“The past isn’t dead. It isn’t even past,” wrote William Faulkner. That certainly applies to the economy.
The Office for National Statistics (ONS) said last week that it had been examining its estimate for telecoms output-price inflation between 2010 and 2015. Research suggests statisticians may have been considerably overestimating this in light of large increases in bandwidth volumes available to business customers over that period.
This tentative and pretty technical bit of work has been seized upon in some quarters as implying a huge rewriting of recent UK economic history.
The BlackRock fund manager and former special advisor to George Osborne, Rupert Harrison, concluded that: “A lot of what we thought we knew about the economy is probably wrong.”
Following up, Harrison’s ex-boss himself tweeted that: “Official statistics underestimated growth for 2010-2015 and overestimated inflation, and therefore real income growth was higher during that period. Good to hear, although would have been nice to know at the time .”

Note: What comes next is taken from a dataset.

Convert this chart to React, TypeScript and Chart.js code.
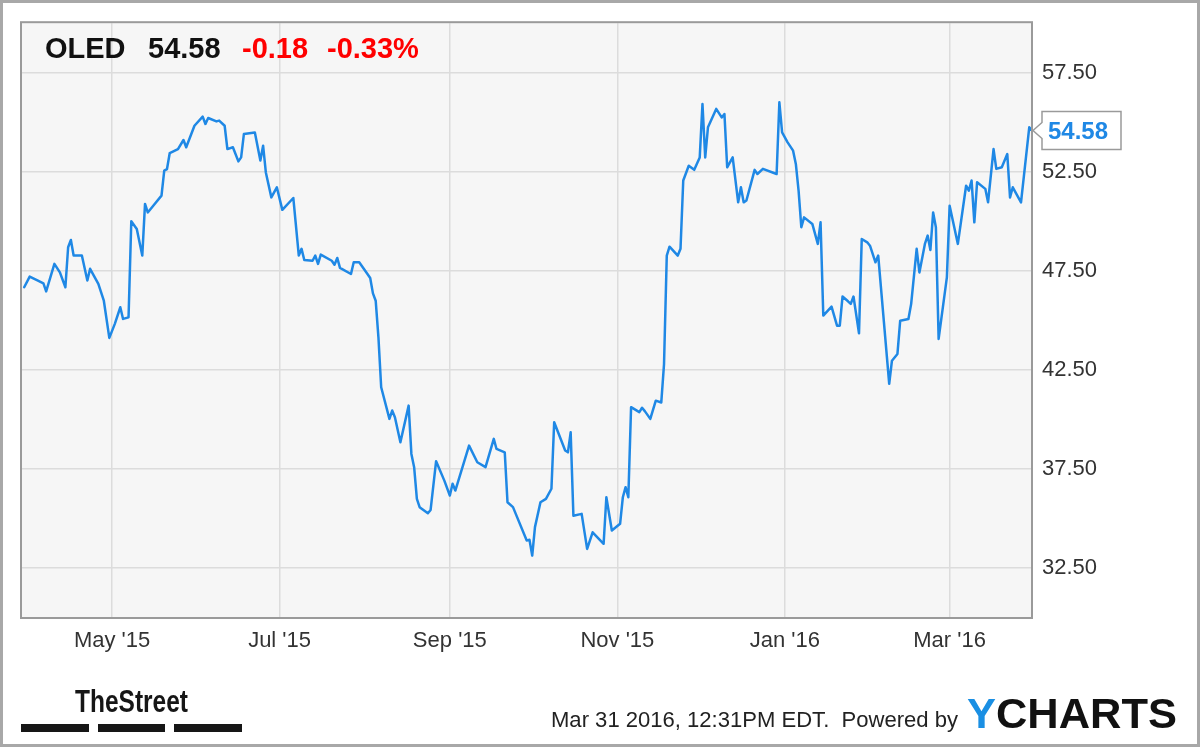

The Times in an editorial joined the revisionist party stating: “The result is likely to have been an understatement of GDP and an overstatement of inflation.”
A cynic might argue that it would be convenient for Osborne and Harrison to push the idea that when they were in charge of the British economy, GDP and income growth was much healthier than currently shown in the official statistics.
But leaving aside the motivations, are the conclusions that are being drawn valid? And the answer is that there’s something a bit previous about them, to put it mildly.
First some perspective. Telecoms account for less than 2 per cent of GDP. That’s not negligible, but it’s not big enough to fundamentally change the picture of the economy, even if the sector really did grow substantially faster in real terms over the period in question.
And, in any case, aggregate output figures are always “balanced” by the ONS to aggregate expenditure calculations of GDP. In simple terms, this means that even if telecoms output is judged to have been stronger, output in other sectors of the economy would automatically have to be revised down to compensate. That’s why Richard Heys of the ONS himself has stressed this telecoms prices revision, if it were implemented into the national accounts, would be very unlikely to affect the overall GDP figures.
But what about consumer welfare? Doesn’t this work also suggest more bandwidth for ordinary phone and broadband customers too, giving them more bang for each buck of their expenditure? Hasn’t consumer price inflation therefore been exaggerated too, and real income growth correspondingly underestimated? Again, we shouldn’t jump to conclusions. First, telephone services and equipment account for 2.5 per cent of the UK’s representative consumption basket. Again, that’s not really big enough to have the kind of dramatic impact on the overall inflation rate that some of the revisionists are implying.
Further, the ONS’s new work applies only to business-to-business telecoms services, not customer purchases of mobile phone data. And there is already an adjustment for rising quality for things like mobile phone tariffs in the Consumer Price Index. This adjustment might turn out to be too small, but it’s misleading to imply there currently isn’t any allowance at all for the fact that customers could be getting more for their money due to technological advances.
The issue of how statisticians account for the rise of the fast-growing digital economy is certainly a very important one. And there may well be GDP revisions ahead, perhaps even consumer inflation revisions, which have hitherto been extremely rare. The picture of the economy in the past is actually changing all the time due to regular methodological revisions in a whole host of areas by the ONS. The past really isn’t dead.
Yet at the same time it’s spurious to make bold assertions based on thin evidence and perhaps wishful thinking about what the impact is going to be. There’s also an irony about the former Conservative Treasury team claiming some vindication for their economic strategy on the basis of this latest research, given the core rationale for their controversial austerity programme was not rising household incomes, or even GDP growth, but rapid reductions in public borrowing and the overall government deficit.
Recall that in the 2010 “emergency” Budget, Osborne outlined bold plans to achieve a surplus on the structural current budget in 2014-15. In fact it was still 2.6 per cent of GDP in that year. And there is still no projected overall surplus in sight, despite the many promises of ministers. The theory that the economy has been doing much better than implied by the current official figures sits rather uncomfortably with the fact that tax revenues have been so disappointing relative to expectations eight years ago.
The past may not be dead when it comes to official economic statistics, but that doesn’t mean we can casually rewrite history in a way that suits our interests and reputations.